For Dylan Ritter, president of the Loyola College Democrats, the young Democrats emerging onto the national stage are where he sees the party finding success.

“Democrats need an anti-establishment politician,” Ritter said. “Not in the sense that they aren’t politicians, but in that they haven’t been around for that long. I’m looking to the younger guys.”

Compared to the “Biden’s and Sanders’,” Ritter believes that the younger democrats will draw in younger voters who are excited about politics in new ways, as well as the non-voters who he believes are imperative for a Democrat win.

Castro wouldn’t be alone in Washington either. His twin brother, Joaquin Castro, is a congressman representing half of San Antonio and several of its suburbs in the House of Representatives. Together, the brothers have accumulated political clout among Southern Texans, especially those of Latino backgrounds. That recognition will be an aid for Castro, according to Cain.

“I think the likes of Julian Castro, who has support among the Hispanics in Texas is a good place to start,” Cain said. “It’s a big state, and potentially a swing state. Part of his reason for running early is to improve his name recognition both amongst hispanics outside of his home state, but also non-hispanics in places like Iowa and the Midwest.”

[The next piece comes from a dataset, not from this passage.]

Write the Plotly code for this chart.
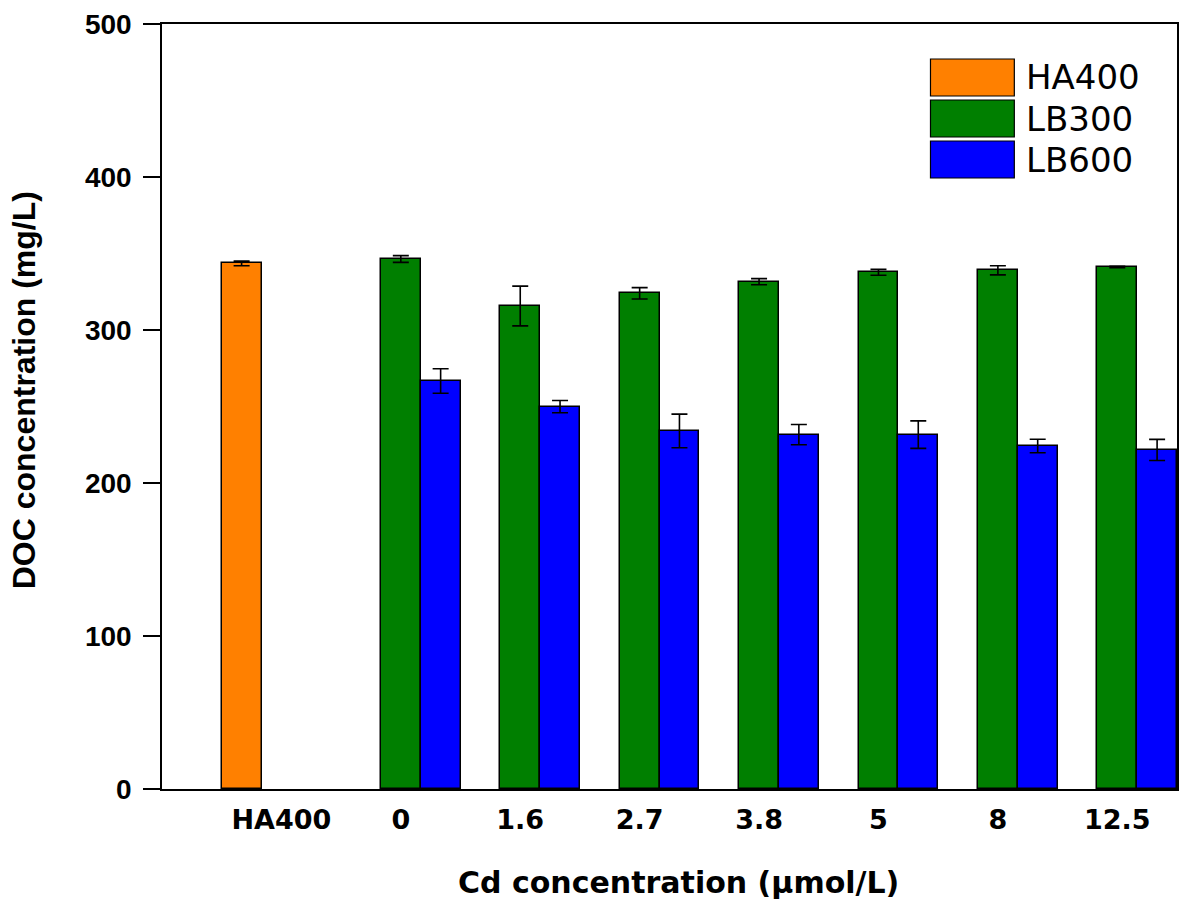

Because he has not served as a senator or congressman, Castro’s ideological stances on hot-button issues are not as well known as Warren’s.

Most recently announced, Rep. Tulsi Gabbard, a Democrat from Hawaii, has joined what is sure to be a large and tumultuous pool of candidates vying for the party endorsement. Like Castro, Gabbard is young, only 37-years-old.

Gabbard is a veteran, and has gained allies in several Republicans after publicly criticizing the Obama administration’s foreign policy actions.

Like Castro, Gabbard will have to accumulate national name recognition to make a legitimate stab at the democratic endorsement.

For Ritter, former Texas congressman Beto O’Rourke is who he hopes to see on the ballot. California senator Kamala Harris is another viable option. O’Rourke, age 46, and Harris, age 54, identify with the younger Democrats Ritter leans towards.

Cain is interested to see if Democrats with more name recognition, specifically former Vice President Joe Biden, announce a campaign.

Both agree that Warren, Castro and Gabbard are only the beginning of what is sure to be a massive wave of Democrats pulling for the presidency.